### Collection entries
"""
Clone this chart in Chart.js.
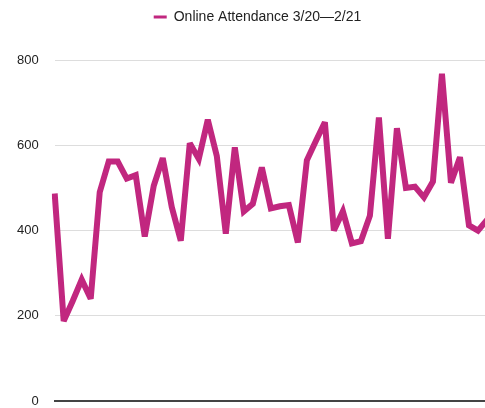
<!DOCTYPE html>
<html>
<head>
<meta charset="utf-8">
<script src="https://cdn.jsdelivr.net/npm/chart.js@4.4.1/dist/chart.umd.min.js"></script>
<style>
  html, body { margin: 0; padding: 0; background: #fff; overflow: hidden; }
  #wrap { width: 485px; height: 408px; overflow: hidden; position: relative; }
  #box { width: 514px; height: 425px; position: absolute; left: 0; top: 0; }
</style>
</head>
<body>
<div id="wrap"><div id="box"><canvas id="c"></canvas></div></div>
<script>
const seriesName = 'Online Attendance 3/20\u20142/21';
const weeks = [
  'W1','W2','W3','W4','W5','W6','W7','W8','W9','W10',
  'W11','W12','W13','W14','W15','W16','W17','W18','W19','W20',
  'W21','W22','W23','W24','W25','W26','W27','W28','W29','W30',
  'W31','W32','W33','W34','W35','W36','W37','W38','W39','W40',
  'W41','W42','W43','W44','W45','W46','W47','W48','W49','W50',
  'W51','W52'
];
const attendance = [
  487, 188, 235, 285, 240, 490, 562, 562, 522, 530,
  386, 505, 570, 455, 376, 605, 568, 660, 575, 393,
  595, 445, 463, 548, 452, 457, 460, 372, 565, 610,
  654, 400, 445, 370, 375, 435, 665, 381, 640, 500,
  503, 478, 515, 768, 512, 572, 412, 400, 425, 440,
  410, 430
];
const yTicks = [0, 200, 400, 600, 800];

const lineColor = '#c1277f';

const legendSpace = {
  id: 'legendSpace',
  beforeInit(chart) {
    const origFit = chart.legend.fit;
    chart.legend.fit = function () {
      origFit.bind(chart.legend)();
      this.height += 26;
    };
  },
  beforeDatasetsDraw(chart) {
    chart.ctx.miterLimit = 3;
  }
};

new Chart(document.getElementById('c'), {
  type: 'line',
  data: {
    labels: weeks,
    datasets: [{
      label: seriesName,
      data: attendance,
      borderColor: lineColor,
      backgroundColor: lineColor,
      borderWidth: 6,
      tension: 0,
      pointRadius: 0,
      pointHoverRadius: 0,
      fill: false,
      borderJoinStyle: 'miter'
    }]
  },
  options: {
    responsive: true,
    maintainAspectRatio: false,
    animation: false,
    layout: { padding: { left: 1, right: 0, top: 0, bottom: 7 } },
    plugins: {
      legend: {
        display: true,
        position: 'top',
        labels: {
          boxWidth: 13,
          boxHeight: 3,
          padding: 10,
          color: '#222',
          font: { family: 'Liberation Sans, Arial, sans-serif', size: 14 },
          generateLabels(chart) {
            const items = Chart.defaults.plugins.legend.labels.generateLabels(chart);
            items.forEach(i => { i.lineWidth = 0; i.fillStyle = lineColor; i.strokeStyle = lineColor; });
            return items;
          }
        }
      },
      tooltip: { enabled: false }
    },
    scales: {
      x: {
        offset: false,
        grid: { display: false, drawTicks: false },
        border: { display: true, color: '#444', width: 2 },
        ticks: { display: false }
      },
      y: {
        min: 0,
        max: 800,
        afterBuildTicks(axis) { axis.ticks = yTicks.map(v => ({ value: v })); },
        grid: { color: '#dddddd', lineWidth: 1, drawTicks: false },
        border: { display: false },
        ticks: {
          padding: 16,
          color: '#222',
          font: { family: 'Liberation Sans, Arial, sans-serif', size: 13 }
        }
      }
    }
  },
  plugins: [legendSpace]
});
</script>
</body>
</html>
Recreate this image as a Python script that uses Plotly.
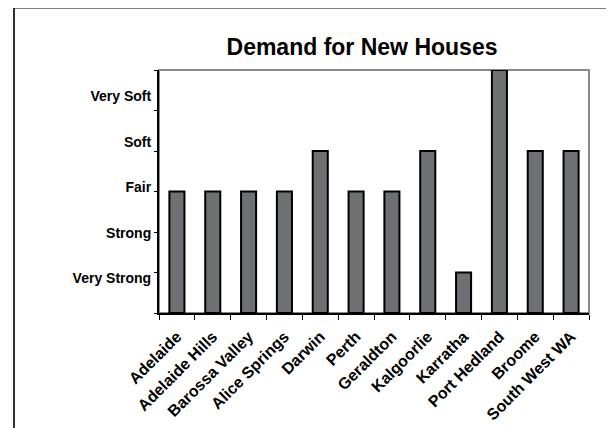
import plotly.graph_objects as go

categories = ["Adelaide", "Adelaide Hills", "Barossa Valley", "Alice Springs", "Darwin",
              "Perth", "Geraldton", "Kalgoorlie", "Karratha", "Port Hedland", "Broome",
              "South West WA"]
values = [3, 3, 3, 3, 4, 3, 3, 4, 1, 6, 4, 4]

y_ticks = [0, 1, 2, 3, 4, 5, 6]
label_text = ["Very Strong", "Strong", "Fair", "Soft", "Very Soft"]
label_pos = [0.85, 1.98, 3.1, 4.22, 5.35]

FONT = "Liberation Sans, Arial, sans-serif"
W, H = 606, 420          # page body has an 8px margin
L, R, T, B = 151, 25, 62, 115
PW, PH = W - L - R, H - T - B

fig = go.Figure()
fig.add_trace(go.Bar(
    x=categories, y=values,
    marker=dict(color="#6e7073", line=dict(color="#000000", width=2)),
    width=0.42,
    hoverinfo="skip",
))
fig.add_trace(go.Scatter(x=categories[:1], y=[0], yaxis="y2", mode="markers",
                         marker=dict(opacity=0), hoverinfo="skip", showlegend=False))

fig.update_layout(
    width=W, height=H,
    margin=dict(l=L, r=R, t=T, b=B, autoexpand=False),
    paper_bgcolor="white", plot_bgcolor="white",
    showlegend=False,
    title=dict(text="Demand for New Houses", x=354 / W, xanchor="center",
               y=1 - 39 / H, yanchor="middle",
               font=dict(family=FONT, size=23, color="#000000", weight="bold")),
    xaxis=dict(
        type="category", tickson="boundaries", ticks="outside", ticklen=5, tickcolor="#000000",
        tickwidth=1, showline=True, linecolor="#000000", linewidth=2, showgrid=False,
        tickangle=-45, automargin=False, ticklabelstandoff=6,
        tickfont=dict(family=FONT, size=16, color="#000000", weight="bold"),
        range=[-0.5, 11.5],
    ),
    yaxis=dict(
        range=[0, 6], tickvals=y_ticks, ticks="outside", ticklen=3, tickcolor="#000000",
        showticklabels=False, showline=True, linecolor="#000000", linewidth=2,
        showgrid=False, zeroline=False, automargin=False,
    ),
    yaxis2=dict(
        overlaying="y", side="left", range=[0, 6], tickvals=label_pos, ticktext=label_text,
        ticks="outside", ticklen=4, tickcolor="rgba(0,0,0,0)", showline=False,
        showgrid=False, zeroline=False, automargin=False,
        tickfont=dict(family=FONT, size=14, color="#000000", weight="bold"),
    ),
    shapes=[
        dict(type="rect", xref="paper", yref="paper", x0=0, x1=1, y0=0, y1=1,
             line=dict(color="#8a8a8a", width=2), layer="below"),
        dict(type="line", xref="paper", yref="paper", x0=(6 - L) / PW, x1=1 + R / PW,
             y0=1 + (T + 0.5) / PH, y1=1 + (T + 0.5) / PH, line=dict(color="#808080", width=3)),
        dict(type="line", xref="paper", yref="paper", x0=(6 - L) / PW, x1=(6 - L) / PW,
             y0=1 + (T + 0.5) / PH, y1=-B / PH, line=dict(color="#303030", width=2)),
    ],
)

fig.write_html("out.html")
"""
"""
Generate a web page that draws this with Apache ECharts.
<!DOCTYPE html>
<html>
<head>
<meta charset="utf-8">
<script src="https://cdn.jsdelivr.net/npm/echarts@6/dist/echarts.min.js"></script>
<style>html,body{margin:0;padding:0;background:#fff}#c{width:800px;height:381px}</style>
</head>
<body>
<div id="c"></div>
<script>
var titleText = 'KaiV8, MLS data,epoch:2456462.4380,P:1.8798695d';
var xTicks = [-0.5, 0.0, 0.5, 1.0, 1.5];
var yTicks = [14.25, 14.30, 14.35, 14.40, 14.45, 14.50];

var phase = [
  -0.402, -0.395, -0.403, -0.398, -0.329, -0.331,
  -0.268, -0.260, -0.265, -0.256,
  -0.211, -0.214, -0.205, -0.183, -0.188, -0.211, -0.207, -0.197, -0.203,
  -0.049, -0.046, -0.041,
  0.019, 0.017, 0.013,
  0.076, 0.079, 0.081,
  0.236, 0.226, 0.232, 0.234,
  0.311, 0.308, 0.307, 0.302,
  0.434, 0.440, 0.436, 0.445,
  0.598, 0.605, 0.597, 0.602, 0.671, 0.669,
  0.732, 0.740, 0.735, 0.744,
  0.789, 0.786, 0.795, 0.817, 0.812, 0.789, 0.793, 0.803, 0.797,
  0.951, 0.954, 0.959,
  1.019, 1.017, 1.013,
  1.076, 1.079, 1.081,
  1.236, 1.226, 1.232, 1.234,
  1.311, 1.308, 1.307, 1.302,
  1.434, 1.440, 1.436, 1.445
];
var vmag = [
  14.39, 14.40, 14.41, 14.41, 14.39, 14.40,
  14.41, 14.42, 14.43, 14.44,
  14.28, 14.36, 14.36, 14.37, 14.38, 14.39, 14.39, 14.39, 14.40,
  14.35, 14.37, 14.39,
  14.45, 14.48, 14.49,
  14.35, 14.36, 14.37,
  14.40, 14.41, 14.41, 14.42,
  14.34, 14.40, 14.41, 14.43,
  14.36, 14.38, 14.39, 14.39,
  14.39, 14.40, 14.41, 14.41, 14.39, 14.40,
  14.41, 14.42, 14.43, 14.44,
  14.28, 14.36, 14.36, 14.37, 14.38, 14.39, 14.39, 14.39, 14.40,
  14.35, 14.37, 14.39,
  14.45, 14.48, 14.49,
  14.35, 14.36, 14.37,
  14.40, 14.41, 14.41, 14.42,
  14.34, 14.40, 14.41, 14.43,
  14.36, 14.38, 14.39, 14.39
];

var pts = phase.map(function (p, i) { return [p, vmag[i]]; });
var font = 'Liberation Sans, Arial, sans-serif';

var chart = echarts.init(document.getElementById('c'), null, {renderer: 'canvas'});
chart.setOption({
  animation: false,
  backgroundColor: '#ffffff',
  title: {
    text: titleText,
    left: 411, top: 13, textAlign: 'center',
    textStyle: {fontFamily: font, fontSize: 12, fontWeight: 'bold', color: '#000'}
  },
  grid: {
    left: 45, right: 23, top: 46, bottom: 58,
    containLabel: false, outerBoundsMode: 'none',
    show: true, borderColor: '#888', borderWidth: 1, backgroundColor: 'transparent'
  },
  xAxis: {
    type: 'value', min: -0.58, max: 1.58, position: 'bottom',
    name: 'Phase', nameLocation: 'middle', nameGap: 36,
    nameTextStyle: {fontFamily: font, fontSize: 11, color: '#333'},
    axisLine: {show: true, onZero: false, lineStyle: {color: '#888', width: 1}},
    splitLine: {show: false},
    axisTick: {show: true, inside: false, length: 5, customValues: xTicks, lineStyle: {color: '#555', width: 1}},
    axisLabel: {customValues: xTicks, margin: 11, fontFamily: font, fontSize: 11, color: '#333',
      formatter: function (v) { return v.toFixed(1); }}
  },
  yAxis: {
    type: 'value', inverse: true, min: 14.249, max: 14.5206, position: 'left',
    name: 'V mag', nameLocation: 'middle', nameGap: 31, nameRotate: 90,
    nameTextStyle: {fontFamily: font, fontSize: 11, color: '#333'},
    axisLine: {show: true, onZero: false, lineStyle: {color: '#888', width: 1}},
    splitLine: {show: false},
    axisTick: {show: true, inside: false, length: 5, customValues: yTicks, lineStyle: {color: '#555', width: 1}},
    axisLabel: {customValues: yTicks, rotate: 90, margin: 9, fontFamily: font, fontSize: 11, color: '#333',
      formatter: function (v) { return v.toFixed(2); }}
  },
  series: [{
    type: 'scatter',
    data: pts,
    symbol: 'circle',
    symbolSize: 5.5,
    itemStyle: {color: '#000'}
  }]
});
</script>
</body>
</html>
"""
### What is being asked
List all lines holding the string "page".

### Written reply
W, H = 606, 420          # page body has an 8px margin
Generate a web page that draws this with Apache ECharts.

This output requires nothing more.